━━ Dataset excerpt ━━
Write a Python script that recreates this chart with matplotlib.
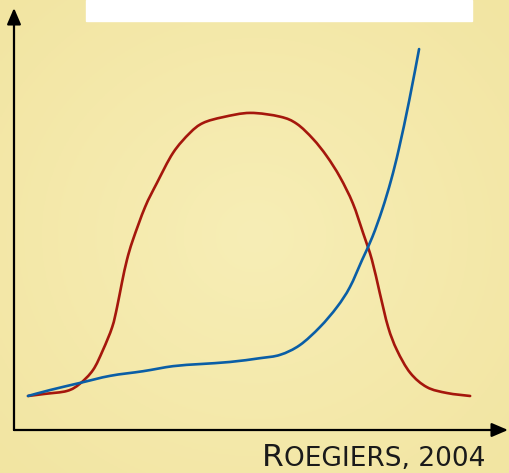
import numpy as np
import matplotlib
matplotlib.use("Agg")
import matplotlib.pyplot as plt
from matplotlib.path import Path
from matplotlib.patches import PathPatch, FancyArrowPatch

# curves (arbitrary units, 0-100 on both axes)
red_x = [2.85, 6.3, 10.8, 13.4, 16.1, 18.1, 20.0, 21.0, 22.0, 23.0, 24.2, 26.7, 29.1,
         32.4, 35.8, 38.5, 42.6, 48.1, 54.2, 57.6, 60.9, 63.7, 66.4, 69.0, 71.1, 72.9,
         74.5, 76.2, 78.0, 80.7, 84.1, 88.2, 92.9]
red_y = [8.1, 8.6, 9.3, 11.0, 14.3, 19.0, 24.5, 29.3, 35.2, 40.5, 45.2, 53.1, 58.8,
         66.0, 70.7, 73.1, 74.5, 75.5, 74.6, 72.9, 69.3, 65.2, 60.2, 54.0, 46.9, 40.5,
         32.6, 24.5, 19.0, 13.6, 10.2, 8.8, 8.1]

blue_x = [2.85, 7.3, 13.4, 19.6, 26.3, 32.4, 37.9, 44.0, 50.1, 54.2, 58.2, 62.3, 65.8,
          68.4, 70.9, 73.0, 75.0, 76.8, 78.4, 80.5, 82.5]
blue_y = [8.1, 9.5, 11.2, 12.9, 14.0, 15.2, 15.7, 16.2, 17.1, 17.9, 20.2, 24.5, 29.3,
          34.0, 40.5, 46.0, 52.5, 59.5, 67.0, 78.5, 90.7]

W, H = 510, 473


def smooth_path(xs, ys):
    # cubic bezier through the points (catmull-rom tangents)
    p = np.column_stack([xs, ys]).astype(float)
    n = len(p)
    verts = [p[0]]
    codes = [Path.MOVETO]
    for i in range(n - 1):
        a = p[i - 1] if i > 0 else p[i]
        b, c = p[i], p[i + 1]
        d = p[i + 2] if i + 2 < n else p[i + 1]
        verts += [b + (c - a) / 6, c - (d - b) / 6, c]
        codes += [Path.CURVE4] * 3
    return Path(verts, codes)


fig = plt.figure(figsize=(W / 100, H / 100), dpi=100)

# yellow background, slightly lighter in the middle
bg = fig.add_axes([0, 0, 1, 1])
gx, gy = np.meshgrid(np.linspace(-1, 1, 200), np.linspace(-1, 1, 200))
r = np.clip(np.sqrt(gx ** 2 + gy ** 2) / 1.4, 0, 1)
edge = np.array([242, 229, 162]) / 255
centre = np.array([247, 238, 182]) / 255
img = centre[None, None, :] * (1 - r[..., None]) + edge[None, None, :] * r[..., None]
bg.imshow(img, extent=[0, 1, 0, 1], aspect="auto")
bg.set_axis_off()

# white banner at top
fig.patches.append(plt.Rectangle((86 / W, 1 - 21 / H), 386 / W, 21 / H,
                                 transform=fig.transFigure, color="white", zorder=1))

# plotting area: origin at pixel (14, 430)
x0, y0 = 14 / W, 1 - 430 / H
ax = fig.add_axes([x0, y0, 491 / W, 420 / H])
ax.set_xlim(0, 100)
ax.set_ylim(0, 100)
ax.set_axis_off()
ax.patch.set_alpha(0)

for xs, ys, col in [(red_x, red_y, "#A5170C"), (blue_x, blue_y, "#0A5EA6")]:
    ax.add_patch(PathPatch(smooth_path(xs, ys), fill=False, edgecolor=col, lw=1.9,
                           capstyle="round", joinstyle="round"))

# axes with arrowheads
style = "-|>,head_length=0.7,head_width=0.3"
fig.add_artist(FancyArrowPatch((x0, y0), (x0, 1 - 8 / H), transform=fig.transFigure,
                               arrowstyle=style, mutation_scale=14, color="black",
                               lw=1.6, shrinkA=0, shrinkB=0))
fig.add_artist(FancyArrowPatch((x0, y0), (508 / W, y0), transform=fig.transFigure,
                               arrowstyle=style, mutation_scale=14, color="black",
                               lw=1.6, shrinkA=0, shrinkB=0))

# small-caps caption
base = 1 - 466 / H
t1 = fig.text(262 / W, base, "R", fontsize=22.5, color="#1a1a1a",
              ha="left", va="baseline", family="DejaVu Sans")
fig.canvas.draw()
bb = t1.get_window_extent()
fig.text(bb.x1 / W, base, "OEGIERS, 2004", fontsize=19, color="#1a1a1a",
         ha="left", va="baseline", family="DejaVu Sans")

fig.savefig("out.png", dpi=100)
━━━
▸ Aim of the exercise
Take every line above carrying "with" and return it.

▸ Finished task
Write a Python script that recreates this chart with matplotlib.
# axes with arrowheads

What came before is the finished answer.